### Exercise
Find the lines containing "matplotlib" and say how many there are, with no other words.

Source data
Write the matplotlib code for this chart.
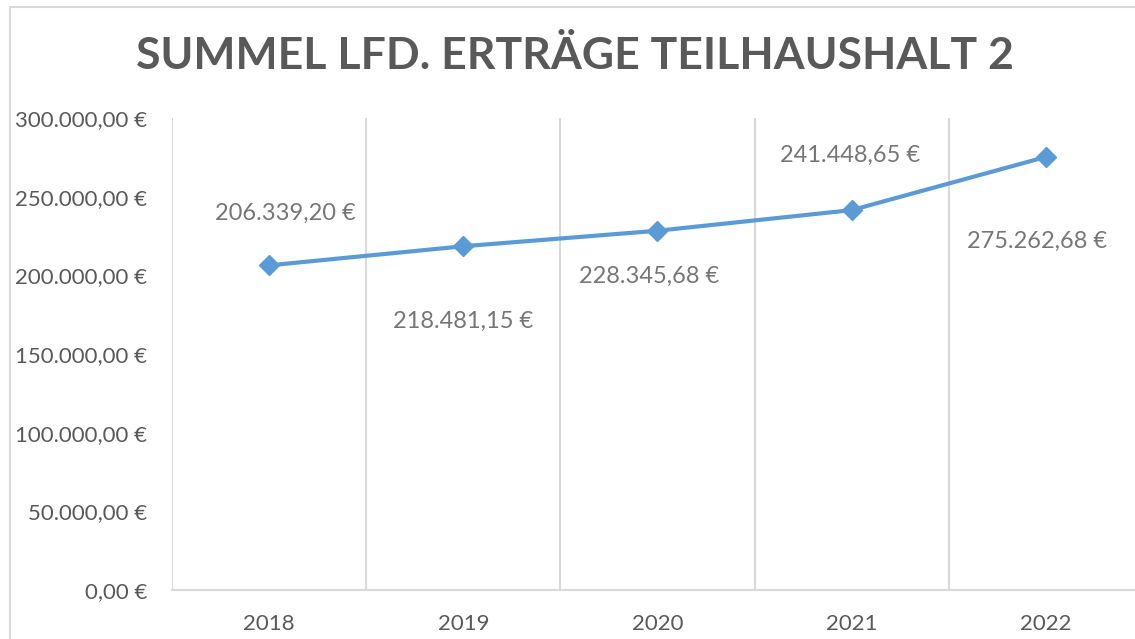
import matplotlib
matplotlib.use('Agg')
from matplotlib import pyplot as plt  # noqa
from matplotlib.patches import Rectangle
from matplotlib.ticker import FuncFormatter

YEARS = ['2018', '2019', '2020', '2021', '2022']
VALUES = [206339.20, 218481.15, 228345.68, 241448.65, 275262.68]
# label offsets (pixels) as placed in the original chart
LABEL_DX = [16, 0, -8, -2, -9]
LABEL_DY = [52, -75, -46, 55, -84]

LINE_COLOR = '#5B9BD5'
GRID_COLOR = '#D9D9D9'
TEXT_COLOR = '#595959'
LABEL_COLOR = '#767676'


def euro(v, pos=None):
    s = '{:,.2f}'.format(v)
    s = s.replace(',', 'X').replace('.', ',').replace('X', '.')
    return s + ' €'


plt.rcParams['font.family'] = ['Lato', 'DejaVu Sans']

fig = plt.figure(figsize=(11.35, 6.39), dpi=100)
W, H = 1135, 639

# chart border (cropped at right/bottom)
fig.patches.append(Rectangle((10 / W, -0.1), 1.2, (639 - 7) / H + 0.1,
                             transform=fig.transFigure, fill=False,
                             edgecolor=GRID_COLOR, linewidth=1.5))

ax = fig.add_axes([172 / W, (H - 590) / H, (1143 - 172) / W, 472 / H])

x = list(range(len(YEARS)))
ax.plot(x, VALUES, color=LINE_COLOR, linewidth=3, marker='D',
        markersize=10, zorder=3, clip_on=False)

for xi, v, dx, dy in zip(x, VALUES, LABEL_DX, LABEL_DY):
    ax.annotate(euro(v), (xi, v), xytext=(dx, dy), textcoords='offset pixels',
                ha='center', va='center', fontsize=17, color=LABEL_COLOR)

ax.set_xlim(-0.5, len(YEARS) - 0.5)
ax.set_ylim(0, 300000)
ax.set_yticks(range(0, 300001, 50000))
ax.yaxis.set_major_formatter(FuncFormatter(euro))
ax.set_xticks(x)
ax.set_xticklabels(YEARS)
ax.set_xticks([i - 0.5 for i in range(len(YEARS) + 1)], minor=True)
ax.grid(True, axis='x', which='minor', color=GRID_COLOR, linewidth=1.5)
ax.grid(False, axis='y')

ax.tick_params(axis='both', which='both', length=0)
ax.tick_params(axis='y', pad=18, labelsize=16, labelcolor=TEXT_COLOR)
ax.tick_params(axis='x', pad=17, labelsize=16, labelcolor=TEXT_COLOR)

for side in ['top', 'right', 'left']:
    ax.spines[side].set_visible(False)
ax.spines['bottom'].set_color(GRID_COLOR)
ax.spines['bottom'].set_linewidth(1.5)

fig.text(575 / W, 1 - 56 / H, 'SUMMEL LFD. ERTRÄGE TEILHAUSHALT 2',
         ha='center', va='center', fontsize=32, fontweight='bold',
         color=TEXT_COLOR)

fig.savefig('out.png', dpi=100)
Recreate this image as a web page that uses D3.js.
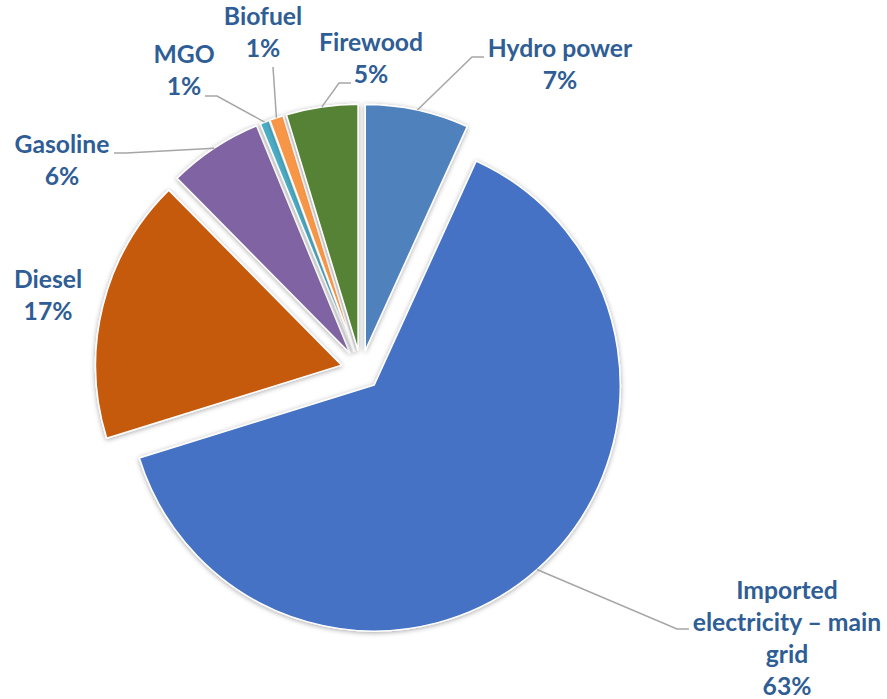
<!DOCTYPE html>
<html><head><meta charset="utf-8">
<script src="https://cdn.jsdelivr.net/npm/d3@7"></script>
<style>
html,body{margin:0;padding:0;background:#fff;}
svg{display:block;}
text{font-family:"Lato","Open Sans",sans-serif;font-weight:700;}
</style></head>
<body>
<svg id="chart" width="887" height="699"></svg>
<script>
// ---- data ----
const categories = ["Hydro power","Imported electricity – main grid","Diesel","Gasoline","MGO","Biofuel","Firewood"];
const values = [6.8, 63.4, 17.4, 6.2, 0.6, 0.9, 4.7];
const colors = ["#4F81BD","#4472C4","#C55A11","#8064A2","#4BACC6","#F79646","#548235"];
const labelLines = [["Hydro power"],["Imported","electricity – main","grid"],["Diesel"],["Gasoline"],["MGO"],["Biofuel"],["Firewood"]];

// ---- layout ----
const W = 887, H = 699;
const cx = 361, cy = 370, R = 246, explode = 20;
const lineH = 32;
// label anchor (center x, first baseline) and leader elbow/end
const labelLayout = [
  {x:560, y:57,  elbow:[472,57],  end:[484,57]},
  {x:787, y:599, elbow:[677,629], end:[689,629]},
  {x:48,  y:288, elbow:null,      end:null},
  {x:62,  y:153, elbow:[126,153], end:[114,153]},
  {x:184, y:63,  elbow:[217,96],  end:[205,96]},
  {x:263, y:25,  elbow:[273,67],  end:[273,67]},
  {x:371, y:51,  elbow:[339,83],  end:[351,83]}
];

const svg = d3.select("#chart");
const defs = svg.append("defs");
const f = defs.append("filter").attr("id","sh").attr("x","-20%").attr("y","-20%").attr("width","140%").attr("height","140%");
f.append("feDropShadow").attr("dx",0).attr("dy",1).attr("stdDeviation",2.5).attr("flood-color","#000").attr("flood-opacity",0.35);

const data = categories.map((c,i)=>({name:c, value:values[i], color:colors[i], lines:labelLines[i], lay:labelLayout[i]}));
const pie = d3.pie().sort(null).value(d=>d.value);
const arcs = pie(data);
const arc = d3.arc().innerRadius(0).outerRadius(R);

const g = svg.append("g").attr("transform",`translate(${cx},${cy})`);
arcs.forEach(a=>{
  const mid = (a.startAngle+a.endAngle)/2;
  a.ox = explode*Math.sin(mid);
  a.oy = -explode*Math.cos(mid);
  a.mid = mid;
});
g.selectAll("path.slice").data(arcs).join("path")
  .attr("class","slice")
  .attr("transform",d=>`translate(${d.ox},${d.oy})`)
  .attr("d",arc)
  .attr("fill",d=>d.data.color)
  .attr("stroke","#fff").attr("stroke-width",1.5)
  .attr("stroke-linejoin","round")
  .attr("filter","url(#sh)");

// leader lines
const lg = svg.append("g");
arcs.forEach(a=>{
  const L = a.data.lay;
  if(!L.elbow) return;
  const sx = cx + a.ox + R*Math.sin(a.mid);
  const sy = cy + a.oy - R*Math.cos(a.mid);
  lg.append("path")
    .attr("d", d3.line()([[sx,sy], L.elbow, L.end]))
    .attr("fill","none").attr("stroke","#A6A6A6").attr("stroke-width",1.5);
});

// labels
const tg = svg.append("g");
arcs.forEach(a=>{
  const L = a.data.lay;
  const lines = a.data.lines.concat([Math.round(a.data.value)+"%"]);
  const t = tg.append("text").attr("text-anchor","middle").attr("fill","#2F5D95").attr("font-size",24.7);
  lines.forEach((s,i)=>{
    t.append("tspan").attr("x",L.x).attr("y",L.y+i*lineH).text(s);
  });
});
</script>
</body></html>
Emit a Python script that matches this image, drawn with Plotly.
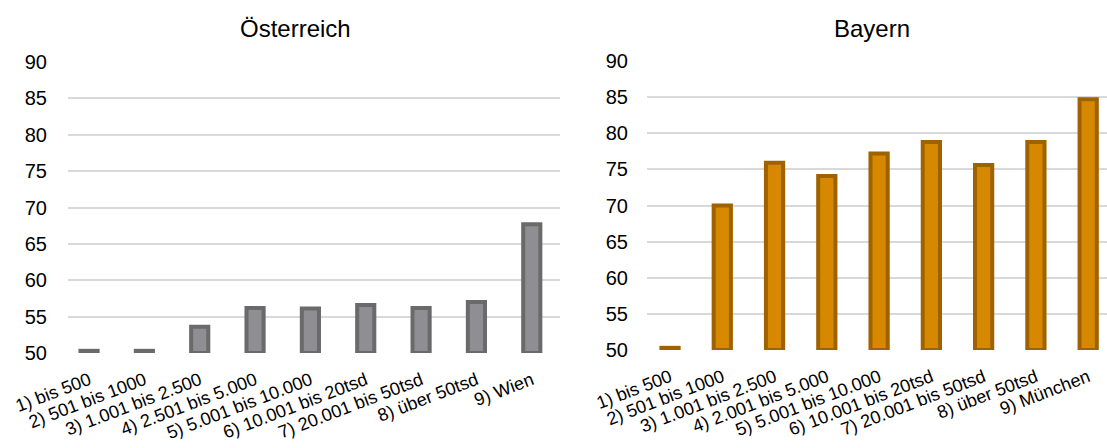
import plotly.graph_objects as go

cats_at = ["1) bis 500", "2) 501 bis 1000", "3) 1.001 bis 2.500", "4) 2.501 bis 5.000",
           "5) 5.001 bis 10.000", "6) 10.001 bis 20tsd", "7) 20.001 bis 50tsd",
           "8) über 50tsd", "9) Wien"]
vals_at = [50.3, 50.3, 53.6, 56.2, 56.1, 56.6, 56.2, 57.0, 67.7]

cats_by = ["1) bis 500", "2) 501 bis 1000", "3) 1.001 bis 2.500", "4) 2.001 bis 5.000",
           "5) 5.001 bis 10.000", "6) 10.001 bis 20tsd", "7) 20.001 bis 50tsd",
           "8) über 50tsd", "9) München"]
vals_by = [50.3, 70.0, 75.9, 74.1, 77.2, 78.8, 75.6, 78.8, 84.7]

yticks = [50, 55, 60, 65, 70, 75, 80, 85, 90]

W, H = 1107, 448
T, B = 61, 95
PH = H - T - B

fig = go.Figure()
fig.add_trace(go.Bar(x=cats_at, y=[v - 50 for v in vals_at], base=50, xaxis="x", yaxis="y",
                     width=0.31,
                     marker=dict(color="#8e8e93", line=dict(color="#6a6a6a", width=4)),
                     showlegend=False, hoverinfo="skip"))
fig.add_trace(go.Bar(x=cats_by, y=[v - 50 for v in vals_by], base=50, xaxis="x2", yaxis="y2",
                     width=0.33,
                     marker=dict(color="#d68800", line=dict(color="#9e6200", width=4)),
                     showlegend=False, hoverinfo="skip"))

fam = "Liberation Sans, Arial, sans-serif"
yfont = dict(family=fam, size=20, color="#000000")
xfont = dict(family=fam, size=18, color="#000000")
yax = dict(range=[50, 90], tickvals=yticks, showgrid=True, gridcolor="#d9d9d9", gridwidth=2,
           zeroline=False, showline=False, ticks="outside",
           tickcolor="rgba(0,0,0,0)", tickfont=yfont, automargin=False)
xax = dict(tickangle=-21, showline=False, showgrid=False, zeroline=False, tickfont=xfont,
           ticks="outside", ticklen=9, tickcolor="rgba(0,0,0,0)", automargin=False)

fig.update_layout(
    width=W, height=H,
    margin=dict(l=0, r=0, t=T, b=B),
    plot_bgcolor="white", paper_bgcolor="white",
    font=xfont,
    xaxis=dict(domain=[68 / W, 560 / W], anchor="y", range=[-0.38, 8.51], **xax),
    yaxis=dict(anchor="x", domain=[0, 1 - 1 / PH], ticklen=16, **yax),
    xaxis2=dict(domain=[647 / W, 1.0], anchor="y2", range=[-0.44, 8.36], **xax),
    yaxis2=dict(anchor="x2", domain=[3 / PH, 1], ticklen=14, **yax),
    annotations=[
        dict(text="Österreich", x=295 / W, y=1 + (T - 28) / PH, xref="paper", yref="paper",
             showarrow=False, xanchor="center", yanchor="middle",
             font=dict(family=fam, size=24, color="#000000")),
        dict(text="Bayern", x=872 / W, y=1 + (T - 28) / PH, xref="paper", yref="paper",
             showarrow=False, xanchor="center", yanchor="middle",
             font=dict(family=fam, size=24, color="#000000")),
    ],
)

fig.write_html("out.html", config={"displayModeBar": False},
               post_script="document.body.style.margin='0';")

### Result
6